Лана не ночевала дома, утром впорхнула в квартиру и сама призналась мне во всем, раздеваясь перед зеркалом. Она нисколько не стеснялась, она гордилась собой. «До сих пор ты с ним жила, теперь буду жить я», — прощебетала она. Лана окончательно обнаглела после бабушкиной смерти. Бабушка почти не говорила, но оставалась как бы моей союзницей. Теперь я была одна, и девчонка брала надо мной реванш. Я лежала на тахте и подводила итоги, как настоящая ростовщица. Весь вечер я ждала, что он сделает предложение мне или попросит руки моей дочери.
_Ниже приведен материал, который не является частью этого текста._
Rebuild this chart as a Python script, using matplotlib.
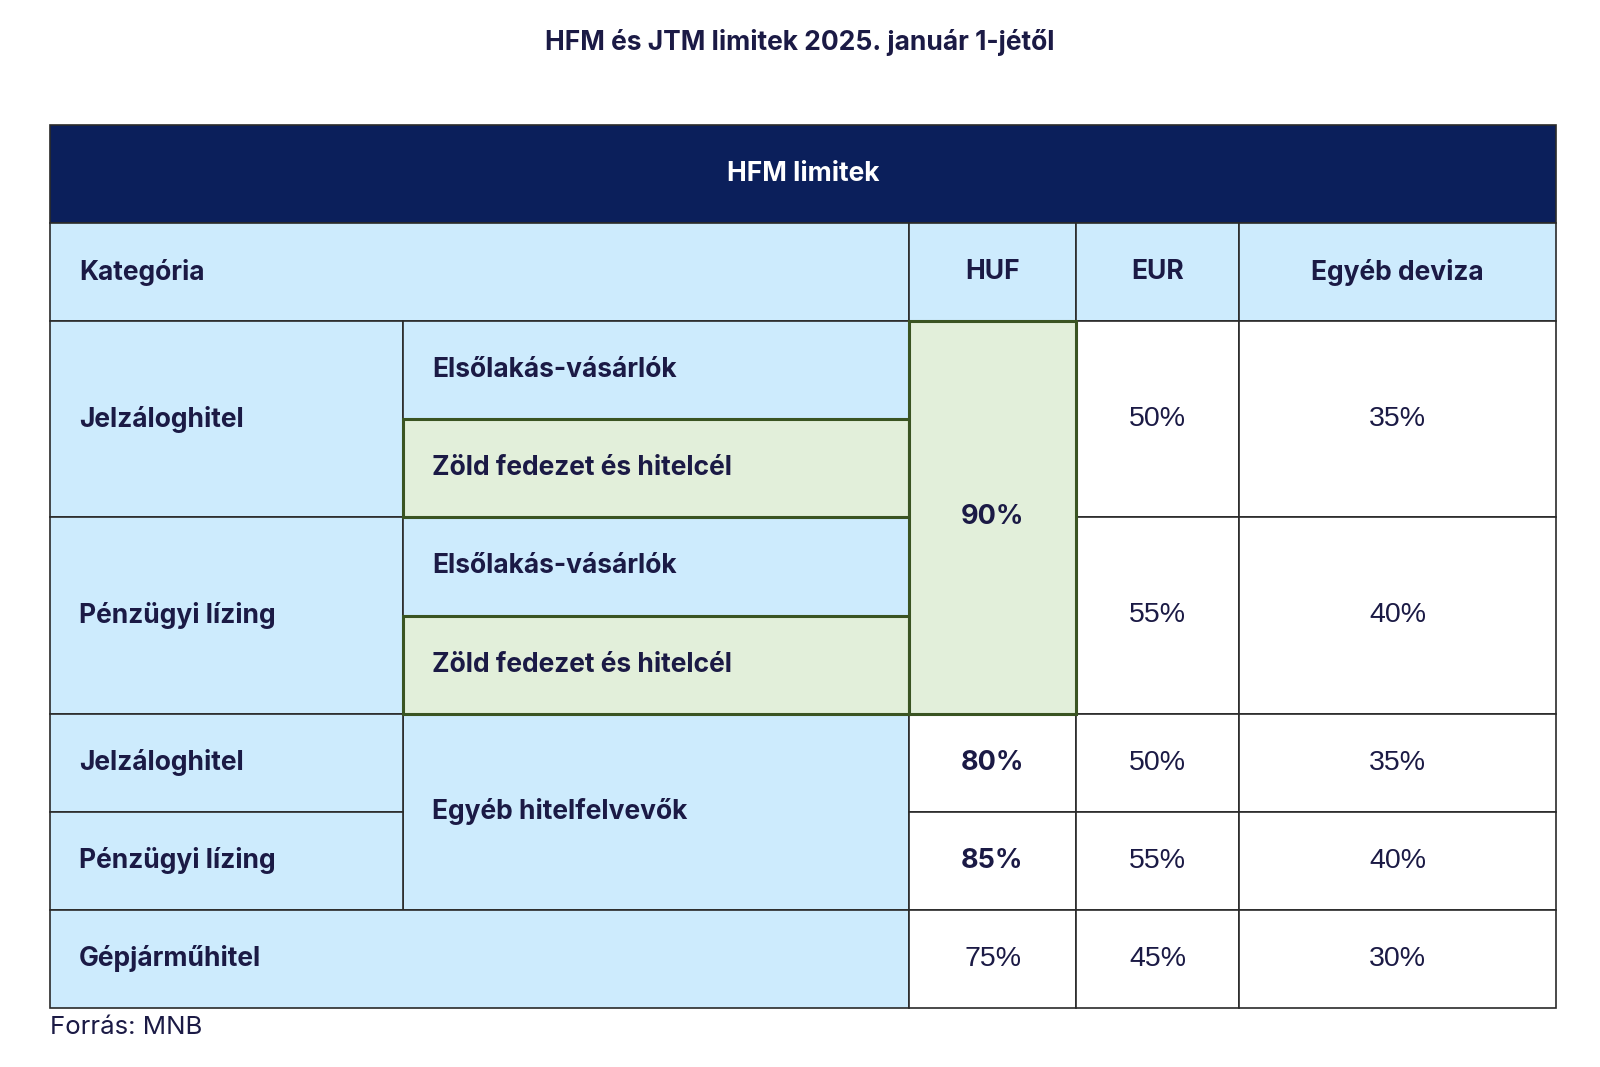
import matplotlib
matplotlib.use("Agg")
import matplotlib.pyplot as plt
from matplotlib.patches import Rectangle

# table content
title = "HFM és JTM limitek 2025. január 1-jétől"
band_title = "HFM limitek"
columns = ["Kategória", "HUF", "EUR", "Egyéb deviza"]
categories = ["Jelzáloghitel", "Pénzügyi lízing"]
sub_first = "Elsőlakás-vásárlók"
sub_green = "Zöld fedezet és hitelcél"
huf_green = "90%"
eur_green = ["50%", "55%"]
dev_green = ["35%", "40%"]
other_label = "Egyéb hitelfelvevők"
huf_other = ["80%", "85%"]
eur_other = ["50%", "55%"]
dev_other = ["35%", "40%"]
car_label = "Gépjárműhitel"
car_values = ["75%", "45%", "30%"]
source = "Forrás: MNB"

# colours
NAVY = "#0b1f5b"
BLUE = "#cdebfd"
GREEN = "#e2efda"
GREEN_EDGE = "#3a5422"
LINE = "#2a2a2a"
TXT = "#1b1a45"

# layout (pixels)
W, H = 1600, 1067
cx = [50, 403, 909, 1076, 1239, 1556]
top = 125
rh = 98.1
ry = [top + rh * i for i in range(10)]   # band, header, 8 body rows
LABEL_PAD = 29

fig = plt.figure(figsize=(W / 100, H / 100), dpi=100)
ax = fig.add_axes([0, 0, 1, 1])
ax.set_xlim(0, W)
ax.set_ylim(H, 0)
ax.axis("off")


def cell(x0, x1, y0, y1, fill, text="", edge=LINE, lw=1.2, bold=True,
         align="center", color=TXT, size=19, z=1):
    ax.add_patch(Rectangle((x0, y0), x1 - x0, y1 - y0, facecolor=fill,
                           edgecolor=edge, linewidth=lw, zorder=z))
    if not text:
        return
    if align == "left":
        tx = x0 + LABEL_PAD
    else:
        tx = (x0 + x1) / 2
    if bold:
        ax.text(tx, (y0 + y1) / 2, text, ha=align, va="center", color=color,
                fontsize=size, fontweight="bold", family="Inter", zorder=z + 1)
    else:
        ax.text(tx, (y0 + y1) / 2, text, ha=align, va="center", color=color,
                fontsize=20.5, family="Liberation Sans", zorder=z + 1)


# title
ax.text(W / 2, 42, title, ha="center", va="center", color=TXT,
        fontsize=19, fontweight="bold", family="Inter")

# dark band
cell(cx[0], cx[5], ry[0], ry[1], NAVY, band_title, color="white")

# header row
cell(cx[0], cx[2], ry[1], ry[2], BLUE, columns[0], align="left")
for i, name in enumerate(columns[1:]):
    cell(cx[2 + i], cx[3 + i], ry[1], ry[2], BLUE, name)

# first-home / green blocks (two rows each)
for k, cat in enumerate(categories):
    y0 = ry[2 + 2 * k]
    y1 = ry[4 + 2 * k]
    cell(cx[0], cx[1], y0, y1, BLUE, cat, align="left")
    cell(cx[1], cx[2], y0, ry[3 + 2 * k], BLUE, sub_first, align="left")
    cell(cx[3], cx[4], y0, y1, "white", eur_green[k], bold=False)
    cell(cx[4], cx[5], y0, y1, "white", dev_green[k], bold=False)

# other borrowers
cell(cx[1], cx[2], ry[6], ry[8], BLUE, other_label, align="left")
for k, cat in enumerate(categories):
    y0, y1 = ry[6 + k], ry[7 + k]
    cell(cx[0], cx[1], y0, y1, BLUE, cat, align="left")
    cell(cx[2], cx[3], y0, y1, "white", huf_other[k], size=19.5)
    cell(cx[3], cx[4], y0, y1, "white", eur_other[k], bold=False)
    cell(cx[4], cx[5], y0, y1, "white", dev_other[k], bold=False)

# car loans
cell(cx[0], cx[2], ry[8], ry[9], BLUE, car_label, align="left")
for i, v in enumerate(car_values):
    cell(cx[2 + i], cx[3 + i], ry[8], ry[9], "white", v, bold=False)

# green cells on top so their borders show
for k in range(len(categories)):
    cell(cx[1], cx[2], ry[3 + 2 * k], ry[4 + 2 * k], GREEN, sub_green,
         edge=GREEN_EDGE, lw=2.2, align="left", z=3)
cell(cx[2], cx[3], ry[2], ry[6], GREEN, huf_green, edge=GREEN_EDGE, lw=2.2,
     size=19.5, z=3)

ax.text(cx[0], 1028, source, ha="left", va="center", color=TXT,
        fontsize=18.6, family="Inter")

fig.savefig("out.png", dpi=100)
Не знаю, как повела бы я себя во втором случае. Наверное, всплакнула бы и смирилась. Но он использовал мою дочь, как использовал меня, и намеревался продолжать в том же духе. Я вздрогнула от отвращения и вскочила с тахты, боясь, что меня вырвет. Канистра с бензином стояла в опасной близости от камина, я схватила ее и бросилась к двери. Минуты три я отпирала дверь. Секретное устройство было такое же, как в моей квартире; видно, Тейк считал его самым надежным. Наконец, я выскочила на холодную террасу и опрокинула канистру на порог.

Входя в дом, я заметила на подоконнике коробок спичек. Он пригодился мне теперь. Я зажгла сразу несколько спичек, бросила их в лужу бензина и захлопнула за собой дверь. Щелкнуло секретное устройство. Я выбежала во двор под холодный дождь, и затяжной приступ рвоты сотряс меня всю.

Я была уверена, что к двери уже невозможно подойти. Окна тоже не сразу откроешь; к тому же я знала, что после этого он спит непробудным сном часа два.

Я удивлялась, как долго не дает себя знать огонь в доме. И то сказать, я стояла под холодным дождем, босая, в одном халатике. Всё мое существо хотело огня, хотя бы такого огня, чтобы согреться. Наконец, из окон вырвались языки пламени. Потом вспыхнули стены, и рухнула крыша.

Не помню, как я провела эту ночь. В лесу были другие дачи, но ближайшая стояла метрах в двухстах, и туда я не достучалась. Может быть, там, действительно, никого не было. Кажется, я сидела до рассвета под елкой, а утром дотащилась до шоссе и принялась голосовать.

До Москвы довез меня сердобольный водитель самосвала. Я чуть, было, не рассказала ему всё, но удержалась. Упомянула только, что сгорела наша дачка и муж не успел выбежать. Шофер высадил меня у подъезда моей квартиры. У меня не было ключей. Лана была дома. Она открыла мне и удивленно на меня взглянула. Я не разговаривала с ней после того утра. Я прошла в ванную, приняла горячий душ и села писать.

Написанное было задумано как собственноручные показания. Я предполагала сама предоставить их следователю. Но вот я перечитала свои каракули и передумала. Сам Тейк поднял бы меня на смех. Не лучше ли мне продолжать его дело? Все саквояжи остались мне. В некоторых из них твердая валюта.

Картотека Тейка тоже у меня. Никто в мире не докажет, что дачу подожгла я. Прометей Аркадьевич неосторожно обращался с огнем. Он оставил у горящего камина канистру с бензином. Мне стало плохо, я выбежала во двор, а в это время дом загорелся. Тут комар носа не подточит. Я продолжу дело Тейка, выпихну Лану замуж, сбуду ее с рук (это нетрудно) и себе найду кого-нибудь… Хотя бы давешнего шофера! Чем не мужчина? Он записал мой телефон. Мне же всего тридцать восемь лет. А сейчас я пойду на кухню, возьму противень и сожгу эти дурацкие листки. Поистине огонь — божественный дар Прометея.